Le rapprochement des élus et des citoyens est un chantier vital pour raviver la confiance dans le système démocratique de gouvernement qui régit notre société et qui permet l'accès de chacune et chacun aux institutions sans discrimination. Or, nous le constatons, en pratique, le fonctionnement démocratique écarte et méprise trop souvent la voix de celles et ceux qui n'occupent pas les fauteuils du pouvoir.

Autre terreau des violences : l'abandon à leur sort des personnes en détresse. À portée de baffes, les maires et les élus locaux, les hommes et les femmes politiques les plus proches des citoyens, sont les premières victimes des politiques néolibérales qu'ils n'ont souvent pas décidées : tant que perdureront ces politiques qui appauvrissent les personnes, détruisent nos services publics et déshumanisent les liens sociaux, les violences ne feront qu'augmenter dans notre société.

N'oublions pas non plus l'origine des violences contre Yannick Morez, ancien maire de Saint-Brevin-les-Pins, dont la voiture a été brûlée et la maison incendiée alors qu'il y dormait avec sa famille : l'extrême droite utilise la violence pour imposer sa vision xénophobe et s'opposer à l'installation d'un centre d'accueil pour demandeurs d'asile dans une commune où le sujet n'avait jamais causé d'incident ni fait l'objet d'aucune mobilisation.
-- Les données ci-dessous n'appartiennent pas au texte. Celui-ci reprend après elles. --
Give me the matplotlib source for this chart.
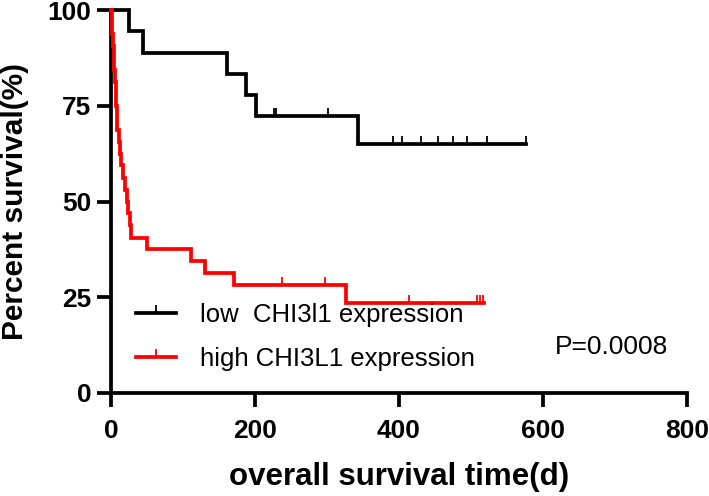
import numpy as np
import matplotlib
matplotlib.use("Agg")
import matplotlib.pyplot as plt
from matplotlib.lines import Line2D

# ---- data ----
low_times = [0, 25, 45, 161, 188, 201, 343]
low_surv = [100, 94.4, 88.9, 83.3, 77.8, 72.2, 65.0]
low_end = 577
low_censor = [226, 229, 302, 392, 404, 431, 454, 475, 494, 522, 577]

high_times = [0, 1, 2, 3, 4, 4.5, 5.5, 6.5, 7.5, 8, 9, 10.5, 12.5, 14, 17, 19,
              22, 24, 26, 28, 50, 111, 130, 171, 327]
high_surv = [100, 96.9, 93.75, 90.6, 87.5, 84.4, 81.25, 78.1, 75, 71.9, 68.75,
             65.6, 62.5, 59.4, 56.25, 53.1, 50, 46.9, 43.75, 40.6, 37.5, 34.4,
             31.25, 28.1, 23.6]
high_end = 518
high_censor = [238, 297, 414, 508, 512.5, 517]

labels = ["low  CHI3l1 expression", "high CHI3L1 expression"]
colors = ["black", "red"]
xticks = [0, 200, 400, 600, 800]
yticks = [0, 25, 50, 75, 100]
p_text = "P=0.0008"

W, H = 709, 496
fig = plt.figure(figsize=(W / 100, H / 100), dpi=100)
ax = fig.add_axes([111 / W, (H - 393) / H, (687 - 111) / W, (393 - 10) / H])

tick_marker = [(0, 0), (0, 1)]
LW = 2.7

def km_step(times, surv, end):
    t = list(times) + [end]
    s = list(surv) + [surv[-1]]
    return t, s

def surv_at(times, surv, tc):
    idx = np.searchsorted(np.array(times), np.array(tc), side="right") - 1
    return np.array(surv)[idx]

for times, surv, end, cens, col in [
    (low_times, low_surv, low_end, low_censor, colors[0]),
    (high_times, high_surv, high_end, high_censor, colors[1]),
]:
    t, s = km_step(times, surv, end)
    ax.step(t, s, where="post", color=col, lw=LW, clip_on=False, zorder=3,
            solid_joinstyle="miter")
    ax.plot(cens, surv_at(times, surv, cens), ls="none", marker=tick_marker,
            ms=12, mew=1.3, color=col, clip_on=False, zorder=3)

ax.set_xlim(0, 800)
ax.set_ylim(0, 100)
ax.set_xticks(xticks)
ax.set_yticks(yticks)
for sp in ["top", "right"]:
    ax.spines[sp].set_visible(False)
for sp in ["left", "bottom"]:
    ax.spines[sp].set_linewidth(2.7)
ax.tick_params(axis="both", direction="out", length=10, width=2.7)
ax.tick_params(axis="x", pad=9)
ax.tick_params(axis="y", pad=4)
for lab in ax.get_xticklabels() + ax.get_yticklabels():
    lab.set_fontfamily("Liberation Sans")
    lab.set_fontweight("bold")
    lab.set_fontsize(19)

fig.text(15 / W, 1 - 201 / H, "Percent survival(%)", rotation=90, ha="center",
         va="center", fontsize=21.5, fontweight="bold", family="Liberation Sans")
fig.text(399 / W, 1 - 485 / H, "overall survival time(d)", ha="center",
         va="baseline", fontsize=22.5, fontweight="bold", family="Liberation Sans")

handles = [Line2D([], [], color=c, lw=LW, marker=tick_marker, ms=12, mew=1.3)
           for c in colors]
leg = ax.legend(handles, labels, loc="center left", frameon=False,
                bbox_to_anchor=(136 / W, 1 - 337 / H),
                bbox_transform=fig.transFigure, borderpad=0, borderaxespad=0,
                handlelength=1.56, handletextpad=0.93, labelspacing=0.75,
                numpoints=1, prop={"family": "Liberation Sans", "size": 18.5})

fig.text(555 / W, 1 - 347 / H, p_text, ha="left", va="center", fontsize=19,
         family="Liberation Sans")

fig.savefig("out.png", dpi=100)
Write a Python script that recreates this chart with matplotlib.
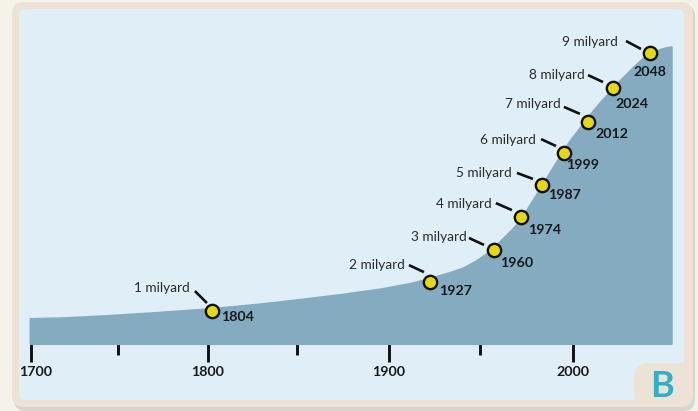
import numpy as np
import matplotlib
matplotlib.use('Agg')
import matplotlib.pyplot as plt
from matplotlib.patches import FancyBboxPatch
from matplotlib.transforms import ScaledTranslation, IdentityTransform

plt.rcParams['font.family'] = ['Lato', 'DejaVu Sans']

# Population curve, x in axis years, y in billions
curve_years = [1699.5, 1716.7, 1739.7, 1767.8, 1800, 1829.2, 1851.6, 1873.4, 1895.1, 1911.5,
               1922.5, 1933.5, 1940.7, 1947.3, 1953.8, 1958.1, 1962.4, 1967.2, 1971.5, 1975.8,
               1980.6, 1984.9, 1989.2, 1993.5, 1998.4, 2003.8, 2009.1, 2014.5, 2019.9, 2025.3,
               2032.3, 2038.7, 2045.2, 2049.5, 2052.8]
curve_values = [0.80, 0.82, 0.88, 0.975, 1.10, 1.25, 1.39, 1.54, 1.71, 1.88,
                2.04, 2.22, 2.36, 2.56, 2.81, 3.02, 3.27, 3.54, 3.82, 4.21,
                4.65, 5.05, 5.45, 5.85, 6.28, 6.68, 7.08, 7.45, 7.79, 8.13,
                8.53, 8.87, 9.05, 9.13, 9.16]

# Milestones: where each dot sits on the axis, and what it is labelled
dot_x = [1802.2, 1922.5, 1957.5, 1972, 1983.3, 1995.2, 2008, 2021.5, 2041.4]
dot_y = [1.03, 1.92, 2.91, 3.92, 4.91, 5.89, 6.85, 7.89, 8.97]
dot_years = ['1804', '1927', '1960', '1974', '1987', '1999', '2012', '2024', '2048']
dot_names = ['1 milyard', '2 milyard', '3 milyard', '4 milyard', '5 milyard',
             '6 milyard', '7 milyard', '8 milyard', '9 milyard']

major_ticks = [1700, 1800, 1900, 2000]
minor_ticks = [1750, 1850, 1950]

# The printed time axis is not quite even, so map years to pixels piecewise
scale_years = [1600, 1700, 1750, 1800, 1850, 1900, 1950, 2000, 2100]
scale_px = [-150, 31, 118, 208, 297, 389, 480, 573, 759]

# Label layout, pixel offsets from each dot (x right, y up)
name_off = [(-22, 23), (-25, 17), (-27, 13), (-29, 13), (-30, 12), (-28, 13), (-27, 18), (-28, 13), (-32, 11)]
year_off = [(26, -6), (26, -9), (23, -13), (24, -13), (23, -10), (19, -12), (24, -12), (19, -16), (0, -19)]
lead_from = [(-17, 20), (-21, 17), (-25, 12), (-25, 14), (-25, 12), (-23, 14), (-24, 15), (-25, 13), (-24, 12)]
lead_to = [(-5, 8), (-6, 10), (-10, 5), (-9, 7), (-9, 6), (-8, 7), (-8, 8), (-10, 6), (-9, 4)]

W, H = 698, 411
fig = plt.figure(figsize=(W / 100, H / 100), dpi=100, facecolor='#f5f2ea')

# Card behind the chart, drawn in pixel coordinates
bg = fig.add_axes([0, 0, 1, 1])
bg.set_xlim(0, W)
bg.set_ylim(H, 0)
bg.axis('off')


def card(x0, y0, x1, y1, r, color, z=1):
    bg.add_patch(FancyBboxPatch((x0 + r, y0 + r), x1 - x0 - 2 * r, y1 - y0 - 2 * r,
                                boxstyle=f'round,pad={r},rounding_size={r}',
                                fc=color, ec='none', zorder=z))


card(14, 5, 695, 411, 12, '#d6d5ce', 1)
card(12, 2, 693, 407, 12, '#ece3d6', 2)
card(19, 9, 684, 400, 7, '#e0eff7', 3)
card(634, 363, 693, 407, 15, '#ece3d6', 4)
bg.add_patch(plt.Rectangle((660, 395), 20, 10, fc='#ece3d6', ec='none', zorder=4))
bg.text(662, 386, 'B', color='#2fb0c9', fontsize=26, fontweight='bold',
        ha='center', va='center', zorder=6)

# Chart axes fill the figure, with scales set to land on the printed pixels
ax = fig.add_axes([0, 0, 1, 1], facecolor='none')


def to_px(v):
    return np.interp(v, scale_years, scale_px)


def to_year(v):
    return np.interp(v, scale_px, scale_years)


ax.set_xscale('function', functions=(to_px, to_year))
ax.set_xlim(to_year(0), to_year(W))
ax.set_ylim((344.5 - H) / 32.5, 344.5 / 32.5)

ax.fill_between(curve_years, 0.03, curve_values, fc='#85abc1', ec='#85abc1',
                lw=1.5, joinstyle='round', zorder=2)

for s in ax.spines.values():
    s.set_visible(False)
ax.spines['bottom'].set_position(('data', 0.03))
ax.yaxis.set_visible(False)
ax.set_xticks(major_ticks)
ax.set_xticks(minor_ticks, minor=True)
ax.tick_params(axis='x', which='major', length=13, width=2.1, color='#111111', pad=3.5,
               labelsize=10.3, labelcolor='#1a1a1a')
ax.tick_params(axis='x', which='minor', length=8, width=2.1, color='#111111')
ax.set_xticklabels([str(y) for y in major_ticks], fontweight='bold')
first = ax.get_xticklabels()[0]
first.set_transform(first.get_transform() + ScaledTranslation(5 / 100, 0, fig.dpi_scale_trans))

for i in range(len(dot_x)):
    xy = (dot_x[i], dot_y[i])
    # leader line, both ends given as pixel offsets from the dot
    base = ax.transData.transform(xy)
    ax.plot([base[0] + lead_from[i][0], base[0] + lead_to[i][0]],
            [base[1] + lead_from[i][1], base[1] + lead_to[i][1]],
            transform=IdentityTransform(), color='#111111',
            lw=1.9, solid_capstyle='butt', zorder=4)
    ax.annotate(dot_names[i], xy=xy, xytext=name_off[i], textcoords='offset pixels',
                ha='right', va='center', fontsize=9.8, color='#2a2a2a', zorder=5)
    ax.annotate(dot_years[i], xy=xy, xytext=year_off[i], textcoords='offset pixels',
                ha='center', va='center', fontsize=10.3, fontweight='bold', color='#1a1a1a', zorder=5)

ax.plot(dot_x, dot_y, 'o', ms=9.6, mfc='#e6d80f', mec='#111111', mew=1.7, zorder=6)

plt.savefig('out.png', dpi=100, facecolor=fig.get_facecolor())
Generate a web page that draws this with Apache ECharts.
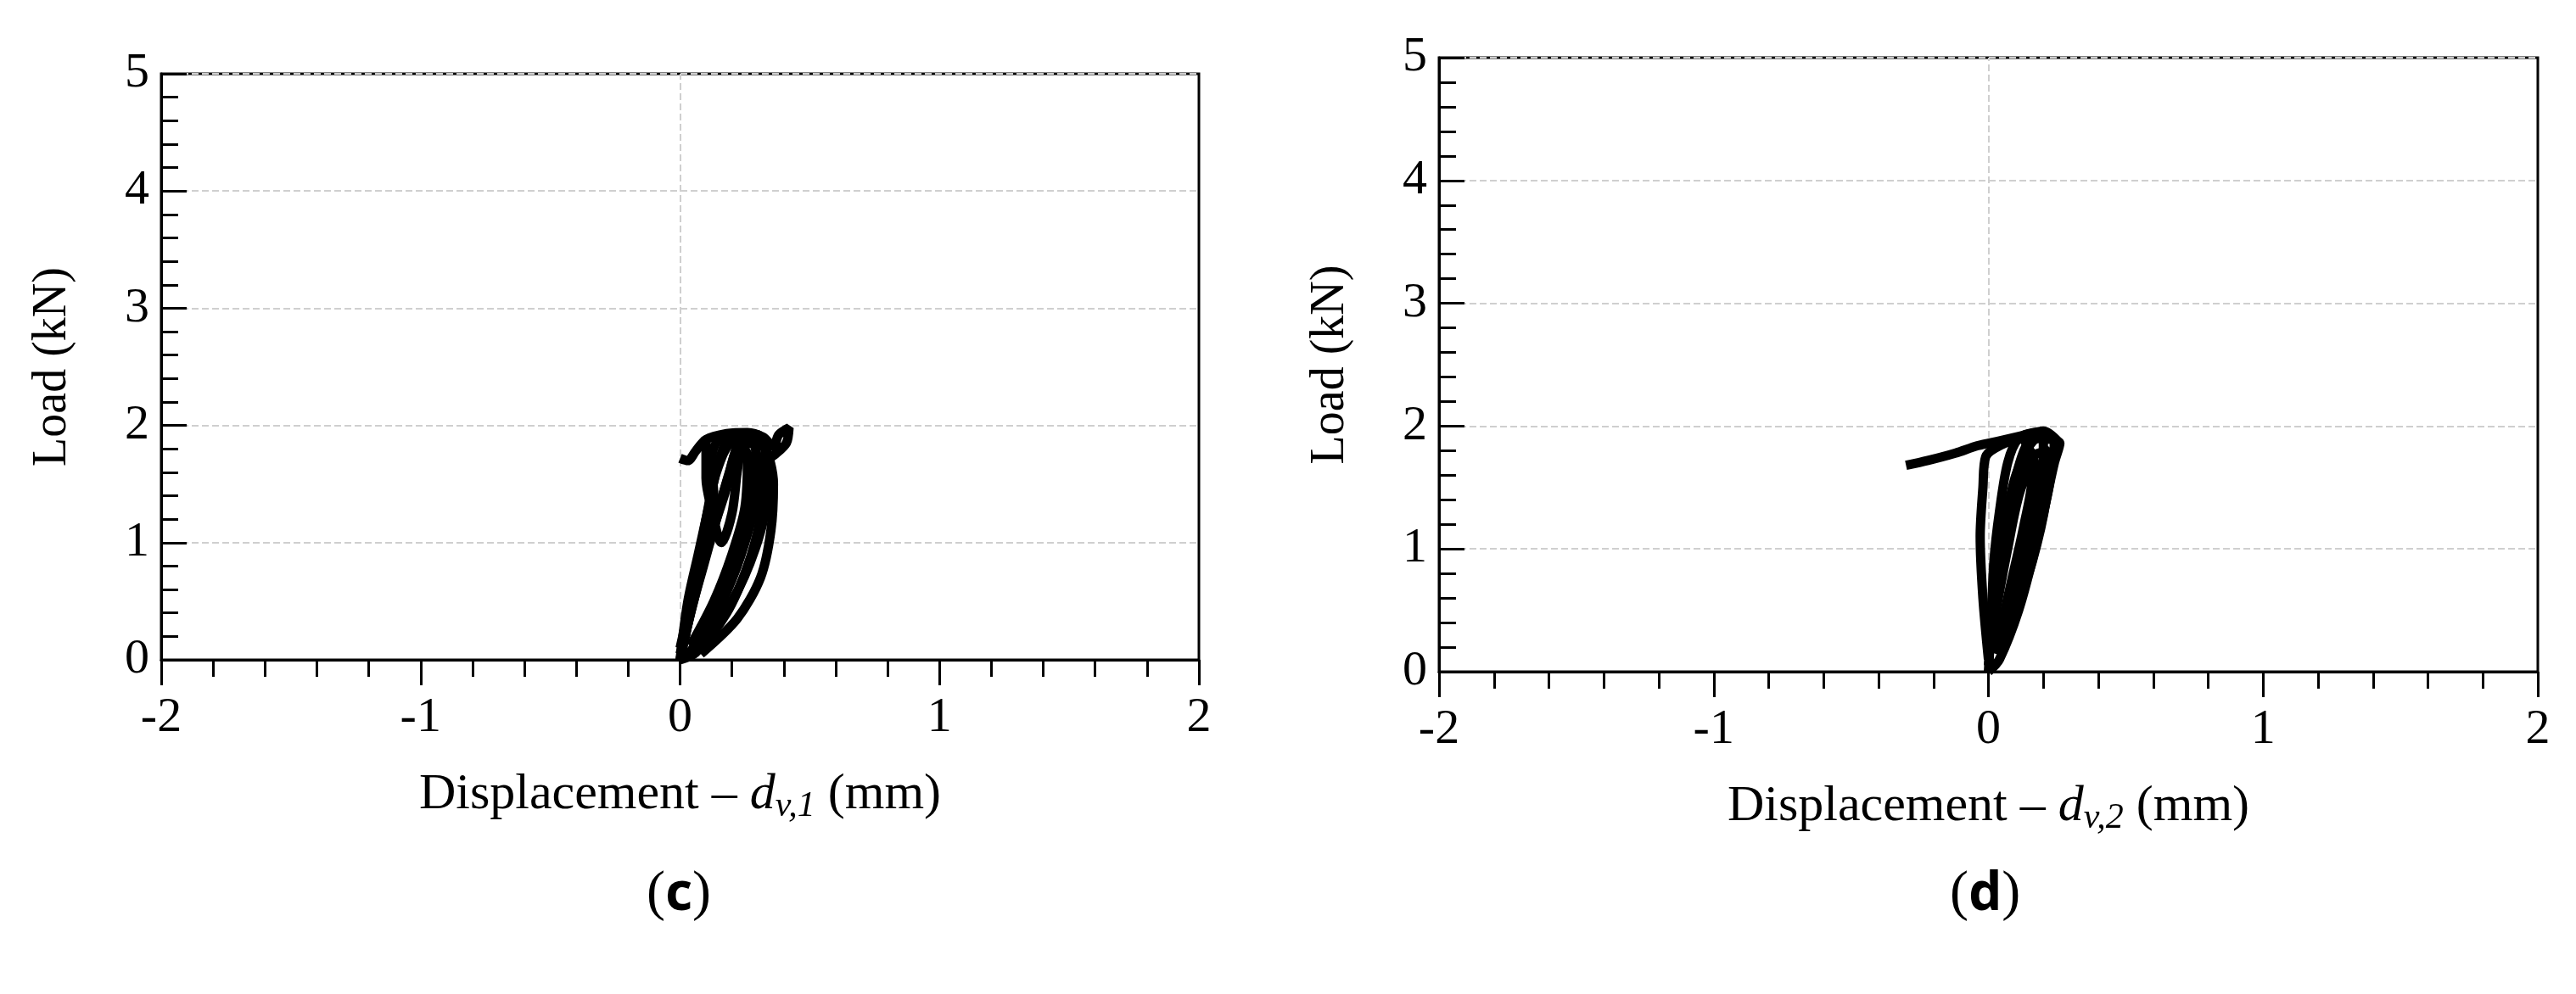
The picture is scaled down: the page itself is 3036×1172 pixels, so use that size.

L'extrême droite est de plus en plus décomplexée à mesure que ses thèmes et ses termes se répandent dans les médias et dans les discours des responsables politiques.

Pour toutes ces raisons, chers collègues, ne pensez pas et ne laissez pas penser que seule l'aggravation des peines encourues pour des faits de violences à l'encontre des élus permettra de les réduire.